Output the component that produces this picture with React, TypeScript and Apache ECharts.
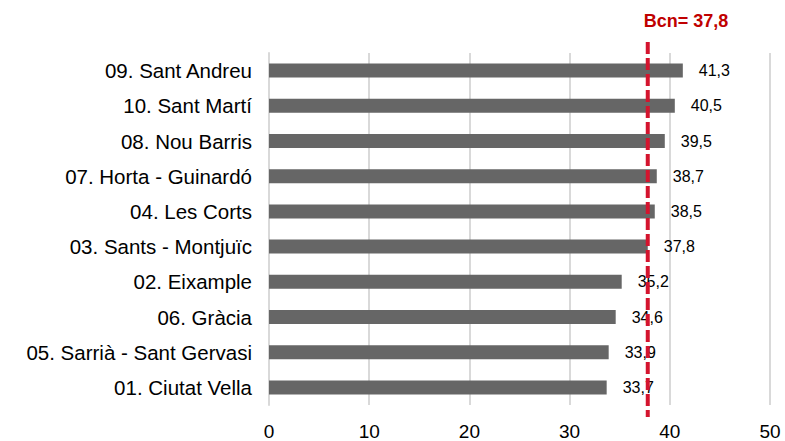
import React, { useEffect, useRef } from "react";
import * as echarts from "echarts";

const categories = [
  "01. Ciutat Vella",
  "05. Sarrià - Sant Gervasi",
  "06. Gràcia",
  "02. Eixample",
  "03. Sants - Montjuïc",
  "04. Les Corts",
  "07. Horta - Guinardó",
  "08. Nou Barris",
  "10. Sant Martí",
  "09. Sant Andreu",
];
const values = [33.7, 33.9, 34.6, 35.2, 37.8, 38.5, 38.7, 39.5, 40.5, 41.3];
const bcnValue = 37.8;
const bcnLabel = "Bcn= 37,8";

const FONT = "'Liberation Sans', Arial, sans-serif";
const fmt = (v: number) => v.toFixed(1).replace(".", ",");

export default function App() {
  const ref = useRef<HTMLDivElement>(null);
  useEffect(() => {
    if (!ref.current) return;
    const chart = echarts.init(ref.current, null, { renderer: "svg" });
    chart.setOption({
      animation: false,
      backgroundColor: "#ffffff",
      grid: { left: 269, right: 15, top: 53, bottom: 36, containLabel: false },
      xAxis: {
        type: "value",
        min: 0,
        max: 50,
        interval: 10,
        axisLine: { show: false },
        axisTick: { show: false },
        axisLabel: { fontFamily: FONT, fontSize: 19, color: "#000", margin: 17 },
        splitLine: { lineStyle: { color: "#d9d9d9", width: 2 } },
      },
      yAxis: {
        type: "category",
        data: categories,
        axisLine: { show: true, lineStyle: { color: "#d9d9d9", width: 2 } },
        axisTick: { show: false },
        axisLabel: { fontFamily: FONT, fontSize: 20.5, color: "#000", margin: 17 },
      },
      series: [
        {
          type: "bar",
          data: values,
          barWidth: 14,
          itemStyle: { color: "#666666" },
          label: {
            show: true,
            position: "right",
            distance: 16,
            fontFamily: FONT,
            fontSize: 16,
            color: "#000",
            formatter: (p: any) => fmt(p.value),
          },
          z: 2,
        },
      ],
    });
    const x = chart.convertToPixel({ xAxisIndex: 0 }, bcnValue) as number;
    chart.setOption({
      graphic: [
        {
          type: "line",
          z: 100,
          shape: { x1: x, y1: 42, x2: x, y2: 417 },
          style: { stroke: "#d4142e", lineWidth: 4, lineDash: [12, 4] },
        },
        {
          type: "text",
          z: 100,
          x: x - 4,
          y: 21,
          style: {
            text: bcnLabel,
            fill: "#c00000",
            font: `bold 18px ${FONT}`,
            textAlign: "left",
            textVerticalAlign: "middle",
          },
        },
      ],
    });
    return () => chart.dispose();
  }, []);
  return <div ref={ref} style={{ width: 785, height: 441, position: "absolute", left: 0, top: 0 }} />;
}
= = = =
Starting at the first line of the material, output exactly the lines up to and including the one with "const fmt = (v: number)". Do not include the pictures.

■ **RESPONSE TO THIS EXERCISE**
Output the component that produces this picture with React, TypeScript and Apache ECharts.
import React, { useEffect, useRef } from "react";
import * as echarts from "echarts";

const categories = [
  "01. Ciutat Vella",
  "05. Sarrià - Sant Gervasi",
  "06. Gràcia",
  "02. Eixample",
  "03. Sants - Montjuïc",
  "04. Les Corts",
  "07. Horta - Guinardó",
  "08. Nou Barris",
  "10. Sant Martí",
  "09. Sant Andreu",
];
const values = [33.7, 33.9, 34.6, 35.2, 37.8, 38.5, 38.7, 39.5, 40.5, 41.3];
const bcnValue = 37.8;
const bcnLabel = "Bcn= 37,8";

const FONT = "'Liberation Sans', Arial, sans-serif";
const fmt = (v: number) => v.toFixed(1).replace(".", ",");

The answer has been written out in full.